Exercise details: Print, word for word, the opening line of the data below and every line after it through the line that contains "import pandas as pd", but not the pictures.

Material:
....................

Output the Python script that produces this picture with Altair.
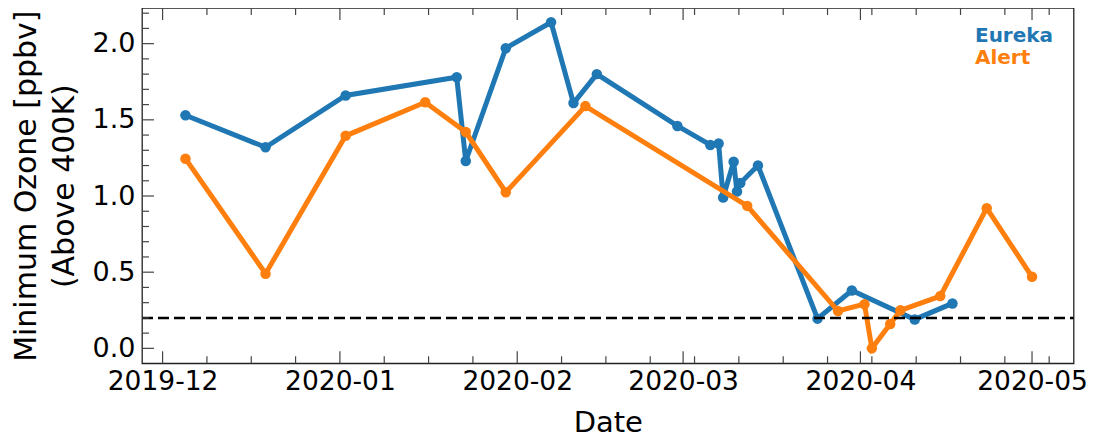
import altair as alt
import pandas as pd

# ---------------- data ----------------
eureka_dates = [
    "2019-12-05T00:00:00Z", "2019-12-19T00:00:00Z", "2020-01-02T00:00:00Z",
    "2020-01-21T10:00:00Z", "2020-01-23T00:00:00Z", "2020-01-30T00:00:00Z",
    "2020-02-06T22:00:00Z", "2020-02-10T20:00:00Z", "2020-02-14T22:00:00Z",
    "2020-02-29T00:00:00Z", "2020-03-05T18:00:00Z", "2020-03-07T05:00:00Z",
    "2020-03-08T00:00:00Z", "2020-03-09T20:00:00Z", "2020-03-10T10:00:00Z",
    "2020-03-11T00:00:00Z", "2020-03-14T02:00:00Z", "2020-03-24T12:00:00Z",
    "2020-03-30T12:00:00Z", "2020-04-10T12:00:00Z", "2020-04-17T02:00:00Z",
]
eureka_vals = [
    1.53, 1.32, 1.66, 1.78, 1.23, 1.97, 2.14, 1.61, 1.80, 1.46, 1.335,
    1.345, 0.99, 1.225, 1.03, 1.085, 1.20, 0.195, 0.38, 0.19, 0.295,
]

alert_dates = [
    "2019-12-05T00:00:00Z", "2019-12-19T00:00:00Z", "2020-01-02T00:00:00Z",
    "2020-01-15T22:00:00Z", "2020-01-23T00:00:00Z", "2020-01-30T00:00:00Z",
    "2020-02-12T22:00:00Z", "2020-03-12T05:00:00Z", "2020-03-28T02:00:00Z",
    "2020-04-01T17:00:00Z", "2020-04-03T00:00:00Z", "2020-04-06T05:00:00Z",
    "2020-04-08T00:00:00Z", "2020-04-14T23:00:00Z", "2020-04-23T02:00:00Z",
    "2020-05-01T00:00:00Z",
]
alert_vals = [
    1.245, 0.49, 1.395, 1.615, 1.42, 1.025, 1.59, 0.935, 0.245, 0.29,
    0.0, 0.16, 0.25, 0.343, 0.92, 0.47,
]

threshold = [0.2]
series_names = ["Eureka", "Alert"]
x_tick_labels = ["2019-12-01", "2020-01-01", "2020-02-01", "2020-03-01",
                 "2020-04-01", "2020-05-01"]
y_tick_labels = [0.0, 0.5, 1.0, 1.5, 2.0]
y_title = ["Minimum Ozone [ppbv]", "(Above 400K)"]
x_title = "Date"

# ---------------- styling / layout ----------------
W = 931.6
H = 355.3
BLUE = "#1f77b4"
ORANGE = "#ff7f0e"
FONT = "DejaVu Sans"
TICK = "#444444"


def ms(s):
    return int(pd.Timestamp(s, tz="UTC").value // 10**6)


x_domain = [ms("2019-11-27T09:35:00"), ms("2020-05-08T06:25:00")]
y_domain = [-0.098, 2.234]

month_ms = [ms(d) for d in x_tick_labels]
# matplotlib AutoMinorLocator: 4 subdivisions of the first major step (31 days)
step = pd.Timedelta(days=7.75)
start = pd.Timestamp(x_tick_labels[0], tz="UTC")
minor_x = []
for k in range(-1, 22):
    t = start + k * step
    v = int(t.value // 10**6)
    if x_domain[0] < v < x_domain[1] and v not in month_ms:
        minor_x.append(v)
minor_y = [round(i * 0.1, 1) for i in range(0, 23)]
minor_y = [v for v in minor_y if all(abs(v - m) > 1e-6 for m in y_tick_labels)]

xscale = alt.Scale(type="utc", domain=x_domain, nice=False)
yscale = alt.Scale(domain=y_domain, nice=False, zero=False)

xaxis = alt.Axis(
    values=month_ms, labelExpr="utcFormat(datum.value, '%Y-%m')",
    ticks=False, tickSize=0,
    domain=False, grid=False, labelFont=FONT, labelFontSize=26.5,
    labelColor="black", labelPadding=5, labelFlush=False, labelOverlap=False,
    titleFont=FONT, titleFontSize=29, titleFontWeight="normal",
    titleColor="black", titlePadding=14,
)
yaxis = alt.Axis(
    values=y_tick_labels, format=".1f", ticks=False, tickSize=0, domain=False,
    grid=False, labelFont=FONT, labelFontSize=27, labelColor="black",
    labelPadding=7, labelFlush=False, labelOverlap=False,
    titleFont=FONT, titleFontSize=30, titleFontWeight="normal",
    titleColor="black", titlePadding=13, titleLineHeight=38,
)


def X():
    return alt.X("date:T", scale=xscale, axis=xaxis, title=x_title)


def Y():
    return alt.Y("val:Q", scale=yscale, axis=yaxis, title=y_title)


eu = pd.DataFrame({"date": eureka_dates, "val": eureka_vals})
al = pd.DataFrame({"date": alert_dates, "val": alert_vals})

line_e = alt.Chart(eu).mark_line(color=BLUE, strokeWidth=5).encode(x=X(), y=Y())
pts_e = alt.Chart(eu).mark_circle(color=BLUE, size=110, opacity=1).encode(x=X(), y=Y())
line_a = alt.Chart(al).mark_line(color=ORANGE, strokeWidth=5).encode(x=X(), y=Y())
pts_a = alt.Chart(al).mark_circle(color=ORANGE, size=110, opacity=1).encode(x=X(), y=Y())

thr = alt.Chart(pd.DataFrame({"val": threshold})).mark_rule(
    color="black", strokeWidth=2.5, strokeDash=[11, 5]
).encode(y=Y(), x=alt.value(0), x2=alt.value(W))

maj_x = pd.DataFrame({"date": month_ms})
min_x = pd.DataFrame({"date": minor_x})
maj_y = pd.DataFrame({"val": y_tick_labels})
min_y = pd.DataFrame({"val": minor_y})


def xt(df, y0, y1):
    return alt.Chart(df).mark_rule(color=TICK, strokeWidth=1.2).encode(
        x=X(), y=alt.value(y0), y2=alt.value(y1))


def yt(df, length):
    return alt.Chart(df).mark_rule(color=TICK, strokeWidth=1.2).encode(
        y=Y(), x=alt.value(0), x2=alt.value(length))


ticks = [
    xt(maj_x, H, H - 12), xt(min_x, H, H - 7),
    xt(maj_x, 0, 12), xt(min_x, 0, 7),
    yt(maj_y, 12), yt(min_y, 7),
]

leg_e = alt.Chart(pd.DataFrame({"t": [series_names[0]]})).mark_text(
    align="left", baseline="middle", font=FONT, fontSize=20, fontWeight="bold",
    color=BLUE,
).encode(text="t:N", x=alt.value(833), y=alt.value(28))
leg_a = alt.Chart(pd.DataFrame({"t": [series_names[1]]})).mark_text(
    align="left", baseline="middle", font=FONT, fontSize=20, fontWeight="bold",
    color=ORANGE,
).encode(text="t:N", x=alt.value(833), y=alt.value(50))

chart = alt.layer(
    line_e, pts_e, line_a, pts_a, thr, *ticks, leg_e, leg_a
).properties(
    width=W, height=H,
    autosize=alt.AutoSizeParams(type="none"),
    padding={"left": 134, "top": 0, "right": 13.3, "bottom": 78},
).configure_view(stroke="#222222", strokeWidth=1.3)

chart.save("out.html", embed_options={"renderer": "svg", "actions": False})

....................

Answer in full:
Output the Python script that produces this picture with Altair.
import altair as alt
import pandas as pd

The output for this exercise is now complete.